What is a Prepackaged Bankruptcy
A prepackaged bankruptcy is a plan for financial reorganization that a company prepares in cooperation with its creditors that will take effect once the company enters Chapter 11. This plan must be voted on by shareholders before the company files its petition for bankruptcy, and can result in shorter turnaround times.
BREAKING DOWN Prepackaged Bankruptcy
The idea behind a prepackaged bankruptcy plan is to shorten and simplify the bankruptcy process in order to save the company money in legal and accounting fees, as well as the amount of time spent in bankruptcy protection. A proactive company in distress will notify its creditors that wishes to negotiate terms of bankruptcy before it files for protection in court. These creditors — lenders, inventory suppliers, service providers, etc. — naturally do not like the distressed situation of the company, but will work with it to minimize time and expenses associated with bankruptcy reorganizations.

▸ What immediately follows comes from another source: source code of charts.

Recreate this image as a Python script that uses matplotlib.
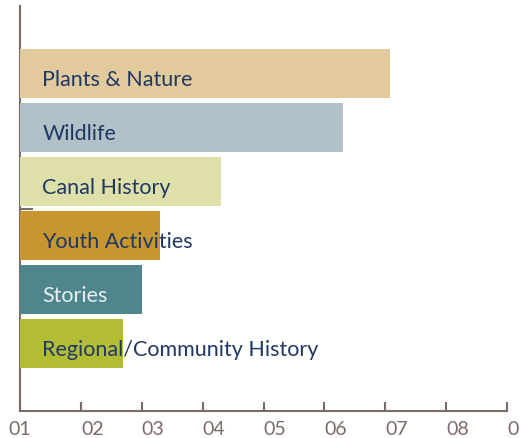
import matplotlib
matplotlib.use("Agg")
import matplotlib.pyplot as plt

# ---------------- DATA ----------------
categories = ["Plants & Nature", "Wildlife", "Canal History",
              "Youth Activities", "Stories", "Regional/Community History"]
values = [6.08, 5.30, 3.30, 2.30, 2.00, 1.69]
bar_colors = ["#e3ca9c", "#b0c1c8", "#dfe0a9", "#c9952e", "#4f868d", "#b3bd34"]
label_colors = ["#1f3864", "#1f3864", "#1f3864", "#1f3864", "#e9eef0", "#1f3864"]
tick_labels = ["01", "02", "03", "04", "05", "06", "07", "08", "0"]

axis_color = "#7b6b66"
plt.rcParams["font.family"] = ["Lato", "DejaVu Sans"]

# ---------------- FIGURE ----------------
fig = plt.figure(figsize=(5.21, 4.38), dpi=100)
ax = fig.add_axes([20 / 521, 27 / 438, 487 / 521, 405 / 438])

ypos = list(range(len(categories)))
ax.barh(ypos, values, height=0.907, color=bar_colors, zorder=3)

for y, name, col in zip(ypos, categories, label_colors):
    ax.annotate(name, xy=(0, y), xytext=(16, -4.5), textcoords="offset points",
                ha="left", va="center", fontsize=15.5, color=col, zorder=4)

ax.set_xlim(0, 8)
ax.set_ylim(6.25, -1.25)

ax.set_xticks(range(len(tick_labels)))
ax.set_xticklabels(tick_labels, fontsize=14, color=axis_color)
for i, lbl in enumerate(ax.get_xticklabels()):
    lbl.set_horizontalalignment("center" if i == 0 else "left")
ax.tick_params(axis="x", direction="in", length=6.5, width=1.5,
               color=axis_color, pad=7)

# the one small mark on the left axis
ax.set_yticks([2.5])
ax.set_yticklabels([""])
ax.tick_params(axis="y", direction="in", length=9, width=1.5, color=axis_color)

for side in ["top", "right"]:
    ax.spines[side].set_visible(False)
for side in ["left", "bottom"]:
    ax.spines[side].set_color(axis_color)
    ax.spines[side].set_linewidth(1.5)
    ax.spines[side].set_zorder(2)

fig.savefig("out.png", dpi=100)
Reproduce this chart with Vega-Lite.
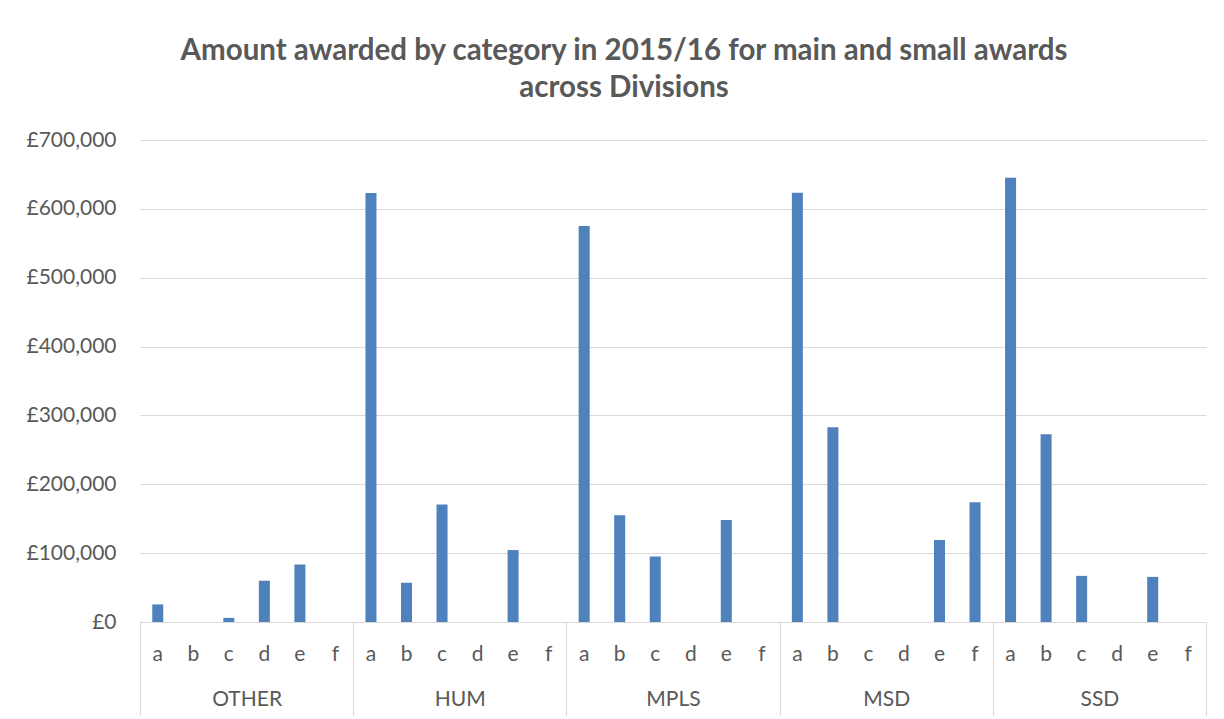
{
  "$schema": "https://vega.github.io/schema/vega-lite/v6.json",
  "autosize": {"type": "none"},
  "width": 1066,
  "height": 482,
  "padding": {"left": 140, "top": 140, "right": 18, "bottom": 97},
  "background": "white",
  "title": {
    "text": ["Amount awarded by category in 2015/16 for main and small awards", "across Divisions"],
    "font": "Lato",
    "fontSize": 29.5,
    "fontWeight": "bold",
    "color": "#595959",
    "anchor": "middle",
    "dx": -49,
    "offset": 26,
    "lineHeight": 37
  },
  "config": {
    "view": {"stroke": null},
    "axis": {"labelFont": "Lato", "labelColor": "#595959", "labelFontSize": 21}
  },
  "data": {
    "values": [
      {"division": "OTHER", "category": "a", "amount": 25500},
      {"division": "OTHER", "category": "b", "amount": 0},
      {"division": "OTHER", "category": "c", "amount": 6000},
      {"division": "OTHER", "category": "d", "amount": 60000},
      {"division": "OTHER", "category": "e", "amount": 83500},
      {"division": "OTHER", "category": "f", "amount": 0},
      {"division": "HUM", "category": "a", "amount": 623000},
      {"division": "HUM", "category": "b", "amount": 57000},
      {"division": "HUM", "category": "c", "amount": 170500},
      {"division": "HUM", "category": "d", "amount": 0},
      {"division": "HUM", "category": "e", "amount": 104500},
      {"division": "HUM", "category": "f", "amount": 0},
      {"division": "MPLS", "category": "a", "amount": 575000},
      {"division": "MPLS", "category": "b", "amount": 155000},
      {"division": "MPLS", "category": "c", "amount": 95000},
      {"division": "MPLS", "category": "d", "amount": 0},
      {"division": "MPLS", "category": "e", "amount": 148000},
      {"division": "MPLS", "category": "f", "amount": 0},
      {"division": "MSD", "category": "a", "amount": 623500},
      {"division": "MSD", "category": "b", "amount": 283000},
      {"division": "MSD", "category": "c", "amount": 0},
      {"division": "MSD", "category": "d", "amount": 0},
      {"division": "MSD", "category": "e", "amount": 119000},
      {"division": "MSD", "category": "f", "amount": 174000},
      {"division": "SSD", "category": "a", "amount": 645000},
      {"division": "SSD", "category": "b", "amount": 272500},
      {"division": "SSD", "category": "c", "amount": 67000},
      {"division": "SSD", "category": "d", "amount": 0},
      {"division": "SSD", "category": "e", "amount": 65500},
      {"division": "SSD", "category": "f", "amount": 0}
    ]
  },
  "encoding": {
    "x": {
      "field": "division",
      "type": "nominal",
      "sort": ["OTHER", "HUM", "MPLS", "MSD", "SSD"],
      "scale": {"paddingInner": 0, "paddingOuter": 0},
      "axis": {
        "title": null,
        "labelAngle": 0,
        "tickBand": "extent",
        "tickSize": 93,
        "tickColor": "#D9D9D9",
        "tickWidth": 1,
        "domainColor": "#D9D9D9",
        "domainWidth": 1,
        "labelPadding": -27,
        "labelBaseline": "top"
      }
    },
    "xOffset": {
      "field": "category",
      "type": "nominal",
      "sort": ["a", "b", "c", "d", "e", "f"],
      "scale": {"paddingInner": 0.69, "paddingOuter": 0.345}
    }
  },
  "layer": [
    {
      "mark": {"type": "bar", "color": "#4F81BD"},
      "encoding": {
        "y": {
          "field": "amount",
          "type": "quantitative",
          "scale": {"domain": [0, 700000], "nice": false},
          "axis": {
            "title": null,
            "values": [0, 100000, 200000, 300000, 400000, 500000, 600000, 700000],
            "labelExpr": "'£' + format(datum.value, ',')",
            "domain": false,
            "ticks": false,
            "grid": true,
            "gridColor": "#D9D9D9",
            "gridWidth": 1.2,
            "labelPadding": 24
          }
        }
      }
    },
    {
      "mark": {"type": "text", "baseline": "middle", "dy": 33, "font": "Lato", "fontSize": 21, "color": "#595959"},
      "encoding": {
        "y": {"datum": 0},
        "text": {"field": "category"}
      }
    }
  ]
}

The creditors are more apt to be amenable during the negotiations to rework terms since they will have a voice before the bankruptcy filing; the alternative would be a surprise and then a scramble to deal with the delinquent debtor with more uncertainty about how long the process will take. A company and its creditors can expect a resolution within a much shorter time frame under a prepackaged bankruptcy than a conventional one. Three to nine months is typical. The sooner the company can emerge from bankruptcy, the sooner it can implement its reorganization in an attempt to return to healthy business operations.
Pros and Cons of a Prepackaged Bankruptcy
As mentioned above, the advantages are savings of expenses and time. The process of entering and exiting Chapter 11 is smoother, with creditors onboard with a reorganization plan beforehand. In addition, the company can avoid some of the negative publicity that results from a longer drawn-out bankruptcy process involving creditors fighting for their claims. A prepackaged bankruptcy does have a major risk, though. If a creditor knows that a bankruptcy filing is imminent, it may take an aggressive stance in collecting from the company before the Chapter 11 filing. This may upset the intended cooperative nature of prepackaged bankruptcy negotiations. Others may follow suit, causing more financial stress on the company.